I am a grill master! I bow to those that have taught me the way. The man with a grill INSIDE his porch, the other a kegmeister in his family room and the one that gave me my first Weber. I owe you my success and I thank you tremendously for it is this time of year that frees me from the confines of my Kenmore and to the openness of the Butane Flame.
Praise be JESUS….. let the BBQ Season Begin!!
Breadcrumbs? What are you making meatballs?
Mama Mia!!
hey listen, this summer when I have my annual deck party (last year had almost 100 people) you can try my burgers, you won’t regret it….
Sounds like Salisbury Steak, but Okay. Are you sure your 10x 10 deck can hold 101 people?
Does UI have an issue with your phrase “man the grill”? I know I do. When the grill is “womaned”, the food always tastes better.
well then that makes you less of a man.
Dave,
In my experience, men don’t like to let the women near the grill. I guess it’s something about open fire that attracts men to it, sort of like moths.
Donviti had a hundred people on his deck, all of them DL contributors. (I’m looking out for you, DV.)
UI, he’s easy to identify. He’s the guy who thinks he’s the best looking guy there. Just nod and smile.
Butane Flame?
Charcoal, baby, charcoal. And the real hardwood stuff not the pressed chemcically treated stuff.

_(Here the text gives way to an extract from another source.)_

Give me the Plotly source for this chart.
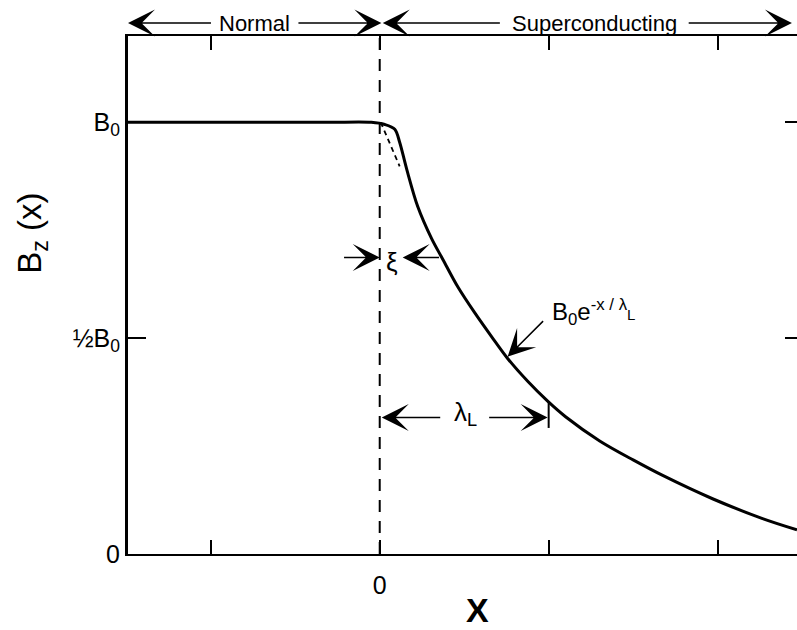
import plotly.graph_objects as go

# ---- data (x in units of lambda_L, B in units of B0) ----
x_curve = [-1.49, -0.8, -0.3, -0.05, 0.030, 0.089, 0.118, 0.160, 0.225, 0.308, 0.373,
           0.462, 0.562, 0.663, 0.757, 0.876, 0.994, 1.100, 1.302, 1.500, 1.675,
           1.970, 2.266, 2.47]
b_curve = [1.0, 1.0, 1.0, 1.0, 0.995, 0.984, 0.954, 0.891, 0.805, 0.730, 0.683,
           0.619, 0.559, 0.503, 0.453, 0.400, 0.354, 0.318, 0.262, 0.218, 0.182,
           0.128, 0.082, 0.056]
x_dash = [0.006, 0.118]
b_dash = [1.0, 0.898]
x_tick_vals = [-1, 0, 1, 2]
x_tick_text = ["", "0", "", ""]
y_tick_vals = [0, 0.5, 1]
y_tick_text = ["0", "½B<sub>0</sub>", "B<sub>0</sub>"]
lambda_L = 1.0
xi = 0.136
x_range = [-1.49, 2.47]
y_range = [0, 1.2]

FONT = "Liberation Sans, Arial, Helvetica, sans-serif"

fig = go.Figure()
fig.add_trace(go.Scatter(x=[0, 0], y=y_range, mode="lines",
                         line=dict(color="black", width=2, dash="12px,9px"),
                         hoverinfo="skip", showlegend=False))
fig.add_trace(go.Scatter(x=x_curve, y=b_curve, mode="lines",
                         line=dict(color="black", width=3, shape="spline", smoothing=0.9),
                         showlegend=False))
fig.add_trace(go.Scatter(x=x_dash, y=b_dash, mode="lines",
                         line=dict(color="black", width=1.8, dash="5px,4px"),
                         showlegend=False))
fig.add_trace(go.Scatter(x=[None], y=[None], yaxis="y2", showlegend=False))

fig.update_layout(
    width=797, height=630,
    margin=dict(l=128, r=0, t=36, b=76),
    plot_bgcolor="white", paper_bgcolor="white",
    font=dict(family=FONT, color="black"),
    showlegend=False,
    xaxis=dict(range=x_range, tickvals=x_tick_vals, ticktext=x_tick_text,
               ticks="inside", ticklen=14, tickwidth=2, tickcolor="black",
               showline=True, linewidth=2, linecolor="black", mirror="ticks",
               showgrid=False, zeroline=False, tickfont=dict(size=25),
               ticklabelstandoff=8),
    yaxis=dict(range=y_range, tickvals=y_tick_vals, ticktext=y_tick_text,
               ticks="inside", ticklen=18, tickwidth=2, tickcolor="black",
               showline=True, linewidth=3, linecolor="black",
               showgrid=False, zeroline=False, tickfont=dict(size=25)),
    yaxis2=dict(range=y_range, overlaying="y", side="right", tickvals=[0.5, 1],
                ticks="inside", ticklen=12, tickwidth=2, tickcolor="black",
                showticklabels=False, showline=False, showgrid=False, zeroline=False),
)

HEAD = dict(arrowhead=3, arrowsize=3.0, arrowwidth=1.5, arrowcolor="black",
            standoff=0, startstandoff=0)

ann = []
def arrow(tip_x, tail_x, y, paper=False):
    d = dict(x=tip_x, ax=tail_x, xref="x", axref="x", text="", showarrow=True, **HEAD)
    if paper:
        d.update(y=y, yref="paper", ay=0, ayref="pixel")
    else:
        d.update(y=y, yref="y", ay=y, ayref="y")
    ann.append(d)

# top region labels
ytop = 1.025
arrow(-1.49, -0.99, ytop, True)
arrow(0.01, -0.49, ytop, True)
arrow(0.018, 0.72, ytop, True)
arrow(2.44, 1.82, ytop, True)
ann.append(dict(x=-0.74, y=ytop, xref="x", yref="paper", text="Normal",
                xanchor="center", yanchor="middle",
                showarrow=False, font=dict(size=22)))
ann.append(dict(x=1.27, y=ytop, xref="x", yref="paper", text="Superconducting",
                xanchor="center", yanchor="middle",
                showarrow=False, font=dict(size=22)))

# xi
arrow(0.0, -0.22, 0.687)
arrow(xi, 0.36, 0.687)
ann.append(dict(x=0.071, y=0.677, xref="x", yref="y", text="ξ",
                showarrow=False, font=dict(size=26)))

# lambda_L
arrow(0.012, 0.367, 0.316)
arrow(lambda_L - 0.006, 0.639, 0.316)
ann.append(dict(x=0.509, y=0.325, xref="x", yref="y", text="λ<sub>L</sub>",
                showarrow=False, font=dict(size=26)))

# curve label
ann.append(dict(x=0.757, y=0.457, ax=0.976, ay=0.543, xref="x", yref="y",
                axref="x", ayref="y", text="", showarrow=True, **HEAD))
ann.append(dict(x=1.010, y=0.56, xref="x", yref="y", xanchor="left", yanchor="middle",
                text="B<sub>0</sub>e<sup>-x / λ</sup>"
                     "<span style='font-size:15px;fill:black;color:black'>L</span>",
                showarrow=False, font=dict(size=24)))

# axis titles
ann.append(dict(x=0.522, y=-0.108, xref="paper", yref="paper", text="<b>X</b>",
                xanchor="center", yanchor="middle",
                showarrow=False, font=dict(size=34)))
ann.append(dict(x=-0.1435, y=0.62, xref="paper", yref="paper", text="B<sub>z</sub> (x)",
                xanchor="center", yanchor="middle",
                textangle=-90, showarrow=False, font=dict(size=33)))

fig.update_layout(annotations=ann)

fig.add_shape(type="line", x0=lambda_L, x1=lambda_L, y0=0.292, y1=0.353,
              xref="x", yref="y", line=dict(color="black", width=2))

fig.write_html("out.html")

And those burgers? Please. They sound like salisbury steak, like Jason said. Real burger lovers grind their own ribeye — no breadcrumbs.
And in the spirit of this upcoming holiday weekend, I am so glad there are grillmasters like you who serve.
my meat is delectable JC I’m only happy to dish it out
DV puts bread crumbs in his burgers? What else? Diet 7-Up with your single malt scotch?
just a little to soak up the fat and keep it in the burger. tricks of the trade my friend
All Charcoal, all the time. Once my wife bought me a grill for Fathers Day. I had to return the damn thing unopened. YOU JUST DON’T DO THAT.
I may try and do some smoking this weekend. Mmmm. Pork.
I may try and do some smoking this weekend.
Pack the bowl tight, slower burn.
Ooooooh! You mean smoking pork? I missed that part. Yeah, how about that.
Isn’t it messy to wrap that in papers?
Perfect grilled chicken legs:
(the whole thing, not just the drumsticks – skin on.)
-brine for one hour before cooking, then rub on a spice blend of your choice – I prefer Cabela’s Mesquite Chipotle, but McCormick’s makes a decent mesquite blend also.
-grill for 3 minutes, skin side up, then 3 minutes skin side down, uncovered.
-grill for 10 minutes, skin side up, grill covered, and then 5 minutes skin side down, covered.
Enjoy! This works for breasts also, but extend the covered/skin side up step from 10 to 12 minutes.
Enjoy! This works for breasts also, but extend the covered/skin side up step from 10 to 12 minutes.
Oooo. Yes… Oh, you mean chicken breasts–why didn’t you say so!